Photography: Technique and Practical Advice

4 Technique and Practical Advice

 

Getting a Sharp Image

 

Another good reason to get a tripod is for sharpness. Use a tripod to ensure that the camera is focussed upon your product, and then use the self timer (built into most cameras and phones) to take the image. Even when the camera is fitted to a tripod, the movement when pressing the shutter button can still affect sharpness. Even if this isn’t immediately noticeable, and doesn’t appear as a blur, it can reduce the sharpness of the image overall, so remember to use the self timer!

Inexpensive tripods can be easily obtained and will greatly improve the sharpness of your product images. If the tripod is lightweight, use a sandbag to prevent any movement.

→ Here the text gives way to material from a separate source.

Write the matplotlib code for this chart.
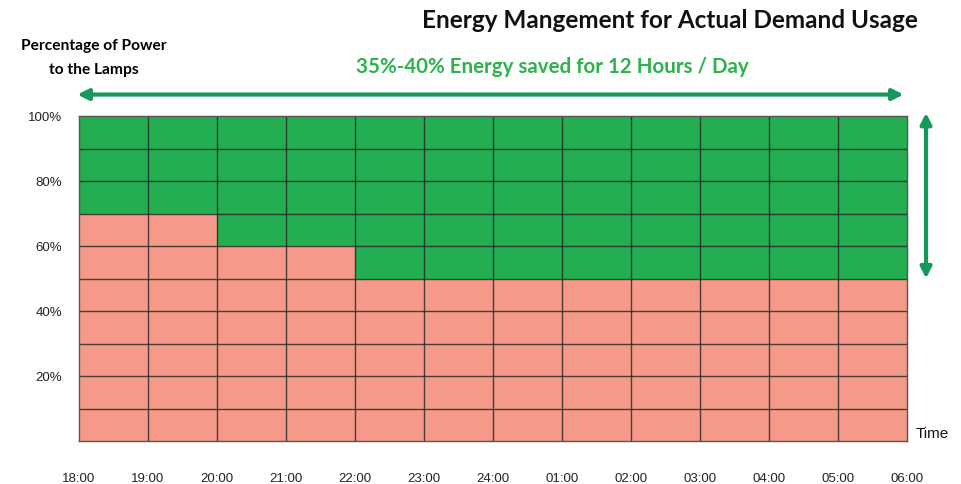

In some scenes automatic focus can struggle to accurately recognise the focus point you need. Similarly, manual focusing can sometimes be difficult if there isn’t an area of high contrast for you to focus on. In these situations, it can be handy to have something else to focus upon and place in the scene. Anything that is very sharp and can be placed either against or by the side of your product can be used. Something like a barcode printed out is ideal, and can be quickly moved out of the shot.

Sharpness is very important with small objects, such as this jewellery above. It’s also very noticeable on things like lettering/typography within your work. Even this glasswork features lines in the design which would be lost if the image wasn’t sharp enough.

Tether your Camera to the Computer

It’s tempting to make a quick decision about the image on the back of the camera. I know because I’ve been guilty of this in the past! It really does pay to be patient and view them on a larger screen, such as laptop, computer or tablet. It’s quite surprising how many issues arise when viewing the scene larger, such as something protruding into the scene or a distracting shadow running across your product. These can easily get hidden viewing the small LCD screen on the back of the camera, and the colour is not depicted accurately. This is why I shoot tethered, which is where the camera is connected directly to the computer via cable or Wi-Fi. This makes it instantly possible to check the focusing, sharpness, colour and the overall product and scene. Entry level DSLRs are actually ahead of the professional models in terms of rolling out Wi-Fi at a reasonable cost. I’d certainly recommend looking into that if you require a new camera.

Consider that sometimes it takes quite a while to get your scene set up, and to get the camera and tripod into the exact right position. Even if you don’t tether, why not have a cable connecting the camera to your laptop? Before continuing, load up the image to check everything - that’s the least I would recommend. There’s nothing worse than getting to the end of a shoot and having to set up previous shots again. I hate that!


Why Should I Bother To Use The RAW Settings? Isn’t It Easier Just To Use the JPEG Mode?


Wherever possible always use the RAW setting on the camera. This is because, if you’re working with the raw image, certain edits (such as changing the white balance) can be done without degrading the image whatsoever. You don’t have to use Lightroom as Photoshop has its own RAW image converter for importing the images. Working with raw images will give you more control and latitude when adjusting exposure, amongst other things.